С тех пор как поручик Лукаш стал командиром одиннадцатой маршевой роты, он находился в состоянии, называемом синкретизмом, — по имени той философской системы, которая старалась примирить противоречия понятий путем компромисса, доходящего до смешения противоположных взглядов. А поэтому он ответил:
— Да, может быть, это и так. По-вашему, мы сегодня не тронемся? В девять часов совещание у полковника. Да, кстати, знаете о том, что вы дежурный? Я только так. Составьте мне… Подождите, что бишь должны вы мне составить? Список унтер-офицеров с указанием, с какого времени каждый из них служит… Потом провиант для роты. Национальность? Да, да, и национальность… А главное, пришлите мне нового денщика. Что сегодня прапорщику Плешнеру делать с командой? Подготовиться к отправке. Счета?.. Приду подписать после обеда. В город никого не отпускайте. В кантину, в лагерь? После обеда на час… Позовите сюда Швейка… Швейк, вы пока останетесь у телефона.
— Осмелюсь доложить, господин обер-лейтенант, я еще не пил кофе.
— Так принесите кофе и останьтесь в канцелярии у телефона, пока я вас не позову. Знаете, что такое ординарец?
— Это тот, кто на побегушках, господин обер-лейтенант.
— Итак, чтобы вы были на месте, когда я вам позвоню. Напомните еще раз Ванеку, чтобы нашел для меня какого-нибудь денщика. Швейк! Алло! Где вы?
— Здесь, господин обер-лейтенант, мне только что принесли кофе.
— Швейк! Алло!
— Я слушаю, господин обер-лейтенант. Кофе совсем холодный.
— Вы, Швейк, хорошо знаете, что такое денщик, поговорите с ним, а потом скажете мне, что он собой представляет. Повесьте трубку.
Ванек, прихлебывая черный кофе, в который подлил рома из бутылки с надписью «Tinte»[163], сделанной из предосторожности, посмотрел на Швейка и сказал:
— Наш обер-лейтенант так кричит в телефон, что я разобрал каждое слово. По всему видать, вы близко знакомы с господином обер-лейтенантом, Швейк?

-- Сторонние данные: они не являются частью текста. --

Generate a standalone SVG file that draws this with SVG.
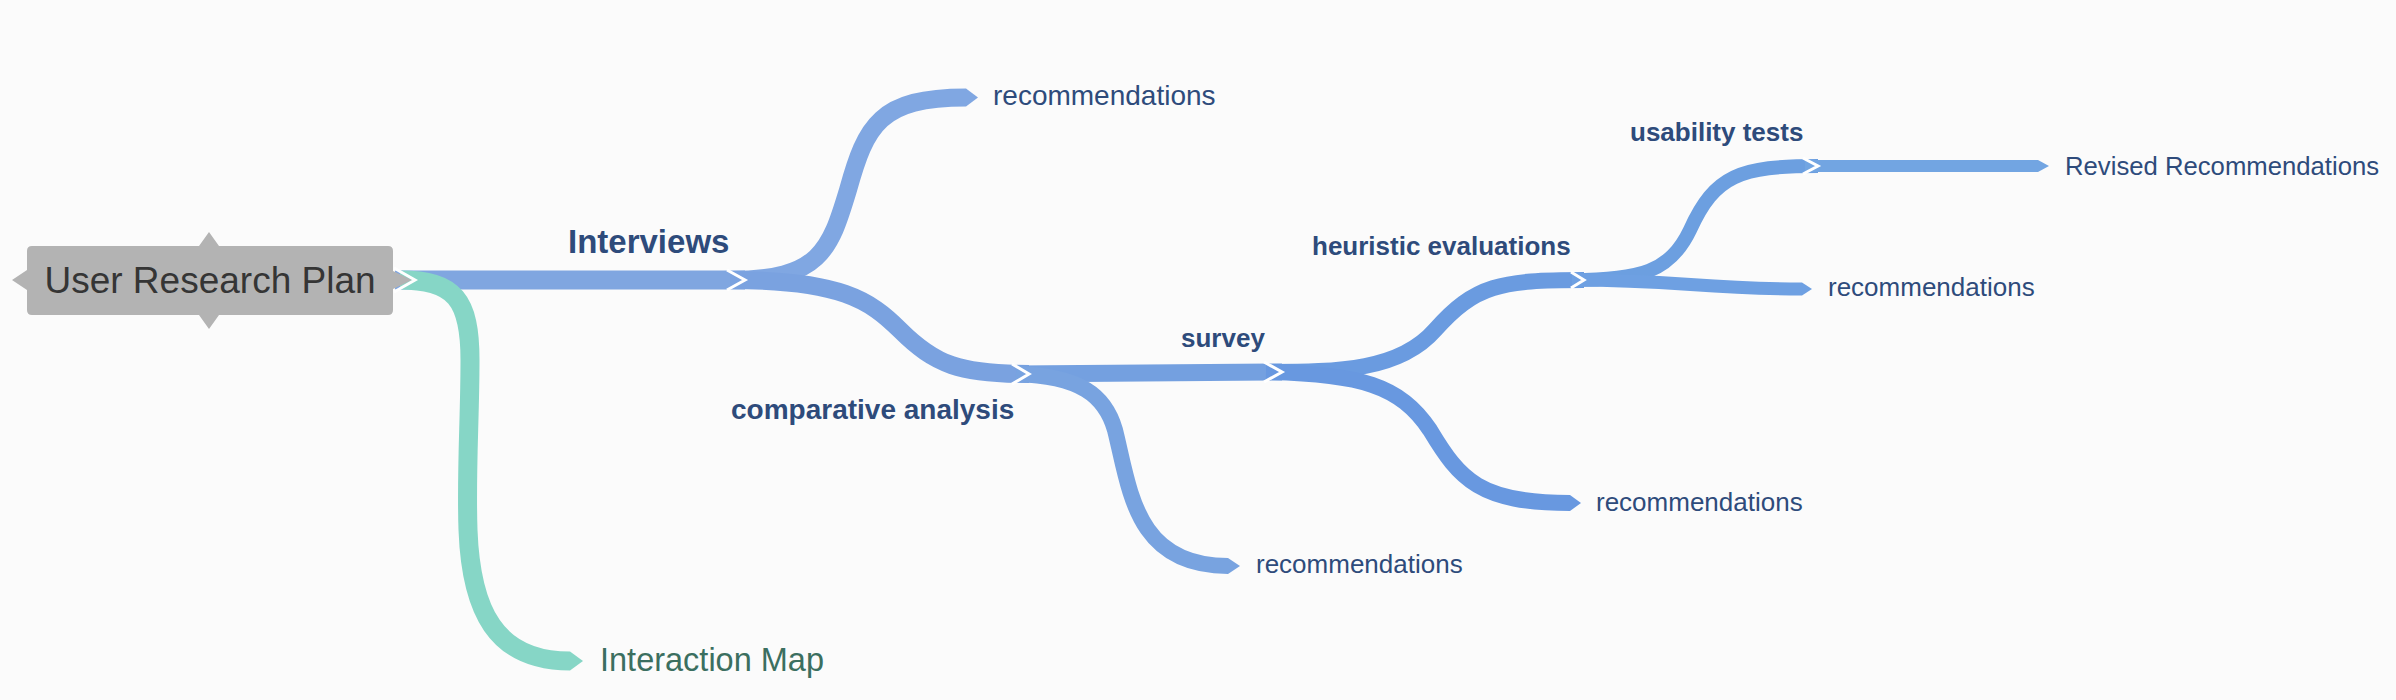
<svg xmlns="http://www.w3.org/2000/svg" width="2396" height="700" viewBox="0 0 2396 700">
<style>
.band{fill:none;stroke-linecap:butt;stroke-linejoin:round}
.chev{fill:none;stroke:#ffffff;stroke-width:3;stroke-linejoin:miter}
.t{font-family:"Liberation Sans",Arial,Helvetica,sans-serif;fill:#2e4b7b}
.b{font-weight:bold}
</style>
<rect width="2396" height="700" fill="#fbfbfb"/>
<g id="connectors">
  <path class="band" d="M395,280 L745,280" stroke="#80a6e0" stroke-width="19"/>
  <path class="band" d="M400,280 C455,280 470,300 470,360 C470,420 466,470 468,530 C471,610 495,661 570,661" stroke="#86d6c6" stroke-width="19"/>
  <polygon points="570,651.5 583,661 570,670.5" fill="#86d6c6"/>
  <path class="band" d="M730,280 C820,280 830,250 848,190 C866,125 880,97.5 966,97.5" stroke="#80a7e2" stroke-width="18"/>
  <polygon points="966,88.5 978,97.5 966,106.5" fill="#80a7e2"/>
  <path class="band" d="M730,280 C840,280 870,300 900,330 C935,365 960,374 1029,374" stroke="#7aa2e0" stroke-width="18"/>
  <path class="band" d="M1016,374 L1282,372" stroke="#74a0e0" stroke-width="17"/>
  <path class="band" d="M1016,374 C1080,376 1105,395 1115,430 C1130,490 1135,566 1228,566" stroke="#78a3e0" stroke-width="16"/>
  <polygon points="1228,558 1240,566 1228,574" fill="#78a3e0"/>
  <path class="band" d="M1266,372 C1340,372 1400,370 1435,330 C1475,285 1500,280 1584,280" stroke="#6a9be0" stroke-width="16"/>
  <path class="band" d="M1266,372 C1360,374 1400,385 1430,430 C1460,480 1480,503 1570,503" stroke="#6898e0" stroke-width="16"/>
  <polygon points="1570,495 1581,503 1570,511" fill="#6898e0"/>
  <path class="band" d="M1572,280 C1640,280 1670,272 1690,230 C1715,175 1740,166 1818,166" stroke="#6c9fe0" stroke-width="14"/>
  <path class="band" d="M1572,280 C1680,280 1700,289 1802,289" stroke="#6ea0e2" stroke-width="13"/>
  <polygon points="1802,282.5 1812,289 1802,295.5" fill="#6ea0e2"/>
  <path class="band" d="M1805,166 L2038,166" stroke="#72a5e2" stroke-width="12"/>
  <polygon points="2038,160 2049,166 2038,172" fill="#72a5e2"/>
  <polyline class="chev" points="727,270 745,280 727,290"/>
  <polyline class="chev" points="1012,364 1029,374 1012,384"/>
  <polyline class="chev" points="1264,362 1282,372 1264,382"/>
  <polyline class="chev" points="1571,272 1584,280 1571,288"/>
  <polyline class="chev" points="1803,158 1818,166 1803,174"/>
</g>
<g id="root">
  <path d="M32,246 L199,246 L209,232 L219,246 L388,246 Q393,246 393,251 L393,271 L412,280 L393,289 L393,310 Q393,315 388,315 L219,315 L209,329 L199,315 L32,315 Q27,315 27,310 L27,290 L12,280 L27,270 L27,251 Q27,246 32,246 Z" fill="#b3b3b3"/>
  <polyline class="chev" points="394,268 415,280 394,292"/>
  <text x="210" y="293" font-family="Liberation Sans, Arial, sans-serif" font-size="37" fill="#353535" text-anchor="middle">User Research Plan</text>
</g>
<g id="interviews"><text class="t b" x="568" y="253" font-size="33">Interviews</text></g>
<g id="rec1"><text class="t" x="993" y="105" font-size="28">recommendations</text></g>
<g id="comparative"><text class="t b" x="731" y="419" font-size="28">comparative analysis</text></g>
<g id="survey"><text class="t b" x="1181" y="347" font-size="26">survey</text></g>
<g id="rec2"><text class="t" x="1256" y="573" font-size="26">recommendations</text></g>
<g id="heuristic"><text class="t b" x="1312" y="255" font-size="26">heuristic evaluations</text></g>
<g id="rec3"><text class="t" x="1596" y="511" font-size="26">recommendations</text></g>
<g id="usability"><text class="t b" x="1630" y="141" font-size="26">usability tests</text></g>
<g id="rec4"><text class="t" x="1828" y="296" font-size="26">recommendations</text></g>
<g id="revised"><text class="t" x="2065" y="175" font-size="25.7">Revised Recommendations</text></g>
<g id="interaction"><text x="600" y="671" font-family="Liberation Sans, Arial, sans-serif" font-size="32.5" fill="#3b6f60">Interaction Map</text></g>
</svg>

— Я его правая рука. Рука руку моет. Попадали мы с ним в переделки. Сколько раз нас хотели разлучить, а мы опять сходились. Он на меня во всем полагается. Сколько раз я сам этому удивлялся. Вот вы только что слышали, как он сказал, чтобы я вам еще раз напомнил о том, что вы должны ему найти нового денщика, а я должен поговорить с ним и дать о нем отзыв. Господину обер-лейтенанту не каждый денщик угодит.
* * *
Полковник Шредер вызвал на совещание всех офицеров маршевого батальона. Он ждал этого совещания с нетерпением, чтобы иметь возможность высказаться. Кроме того, надо было принять какое-нибудь решение по делу вольноопределяющегося Марека, который отказался чистить отхожие места и как бунтовщиr был послан полковником Шредером в дивизионный суд.Из арестантского отделения дивизионного суда он только вчера ночью был переведен на гауптвахту, где и находился под стражей. Одновременно в полковую канцелярию была передана до невозможности запутанная бумага дивизионного суда, в которой указывалось, что в данном случае дело идет не о бунте, так как вольноопределяющиеся не обязаны чистить отхожие места, но тем не менее в этом усматривается нарушение дисциплины, каковой проступок может быть искуплен им примерной службой на фронте. Ввиду всего этого обвиняемый вольноопределяющийся Марек опять отсылается в свой полк, а следствие о нарушении дисциплины приостанавливается до конца войны и будет возобновлено в случае нового проступка вольноопределяющегося Марека.